Les gilets jaunes, la guerre civile en France et le 3e tour de l’élection présidentielle

Comment les français arrivent-ils à être à la fois pour les gilets jaunes, et contre la violence ? Bien sur, cela signifie qu’ils font la part des choses. Cela indique aussi qu’ils ont une vision « utopique » du mouvement. Dans le même temps, la côte de popularité du Président et du gouvernement continuent de s’effondrer.

Dix-neuf mois après l’élection présidentielle de 2017, la cohérence et l’autorité qui étaient présentées comme des points forts du Président se sont retournées contre lui. La cohérence a été mise à mal au fur et à mesure que des affaires judiciaires ont commencé à viser des membres de son gouvernement sans que cela suscite de réaction, jusqu’à ce que le scandale Benalla finisse par l’engloutir jusqu’à provoquer le départ du n°2 et du n°3 du gouvernement.

L’autorité est encore là, mais sans cohérence et sans popularité, elle ne veut plus rien dire. Les mêmes messages qui auraient été présentés comme positif pendant la campagne ou le début du quinquennat apparaissent aujourd’hui comme humiliants et ne suscitent plus l’adhésion de personne.

Comme ses prédécesseurs, le Président semble avoir oublié l’origine de la cinquième République, laquelle a justement fait l’objet d’un petit livre éclairant publié par l’historien Grey Anderson sous le titre « La guerre civile en France, 1958-1962. Du coup d’État gaulliste à la fin de l’OAS. » Or, même si l’on préfère toujours parler de mai 68, il semble clair que les événements de guerre civile 1958 ont eu un impact plus lourd et plus profond, aboutissant notamment à la structuration de la République telle que nous la connaissons aujourd’hui – un régime présidentiel placé sous l’onction suprème du suffrage universel à partir de 1962.

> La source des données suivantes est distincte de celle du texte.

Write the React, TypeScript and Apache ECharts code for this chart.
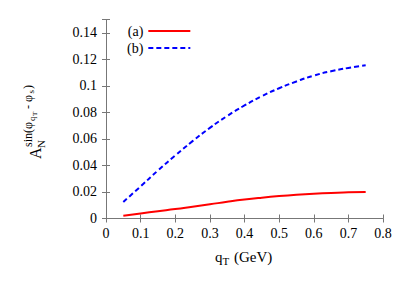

Or, on peut constater que le parlementarisme a une forme de dérive vers toujours plus de présidentialisme, alors même que les circonstances insurrectionnelles de 1958 disparaissaient et justifiaient de moins en moins cette Constitution exceptionnelle. Et le quinquennat, introduit sous Chirac, a aggravé cette situation, en rendant sans grand intérêt les législatives – à tel point que la dissolution de l’Assemblée Nationale n’est même plus perçu par le pouvoir comme un outil politique utile face à des situations de violence comme celles que l’ont voit aujourd’hui.

D’où un décalage post-électoral très fort entre le pouvoir et les citoyens, et ce d’autant plus que le Président élu choisit de s’appuyer sur la légitimité institutionnelle plutôt que sur la légitimité tirée de sa popularité et du suffrage universel.

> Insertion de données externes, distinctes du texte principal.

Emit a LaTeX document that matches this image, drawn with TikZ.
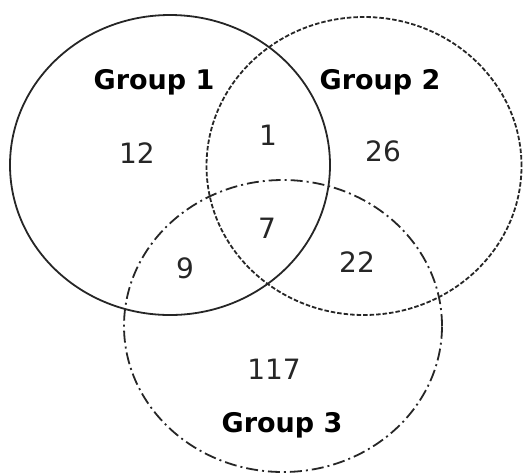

Après l’élection, c’est encore l’élection. Le parlementarisme qui était sorti par la porte revient par le fenêtre. Il ne faut pas baisser la garde et considérer le mandat pour acquis, au risque de provoquer le rejet qu’on observe aujourd’hui. Pour le dire autrement, dans le contexte de la cinquième République, il est à peu près impossible de gouverner sans être populaire.

De ce point de vue, les réponses proposées par le Président et ses proches semblent aujourd’hui déconnectées et sans rapport avec la situation.

J’ai vu par exemple la tribune de Jean Tirole dans le JDD, « Il faut un nouveau contrat social », lequel considère que le mouvement serait né « d’un manque d’information économique » – toujours la même arrogance, et surtout il s’étonne de voir les citoyens « niant la légitimité d’un président élu sur un programme qu’il réalise ».

C’est pourtant là qu’est l’os. Et c’est ce qui explique que les mesures proposées par le prix Nobel d’économie ne convaincront sans doute que lui-même – un « Grenelle » social-démocrate accompagné d’une accentuation de la politique d’évaluation systématique de l’efficacité des dépenses publiques.

Rester populaire – et donc rester légitime – devrait être le principal objectif de chaque Président. C’est ce qu’avaient compris François Mitterrand et Jacques Chirac. Nicolas Sarkozy et François Hollande espéraient pouvoir s’en passer et l’ont tout deux payés cher – François Hollande devenant même incapable de se présenter de nouveau.

Comment gouverner sans soutien populaire ? Faute de rencontrer le même échec, la leçon devrait être au coeur de la pratique du prochain mandat présidentiel.

Quant au quinquennat actuel, reste à savoir s’il est possible de gagner ce qui représente véritablement un troisième tour de l’élection présidentielle quand on a laissé la situation glisser jusqu’à la crise. Il faudrait redorer la morale publique, mettre fin aux petites phrases, prendre des mesures fortes, et peut-être même assurer un minimum de renouvellement politique.

À défaut, on peine à comprendre comment la situation pourrait s’améliorer.

Sauf qu’on ne (re)devient pas populaire par un coup de baguette magique.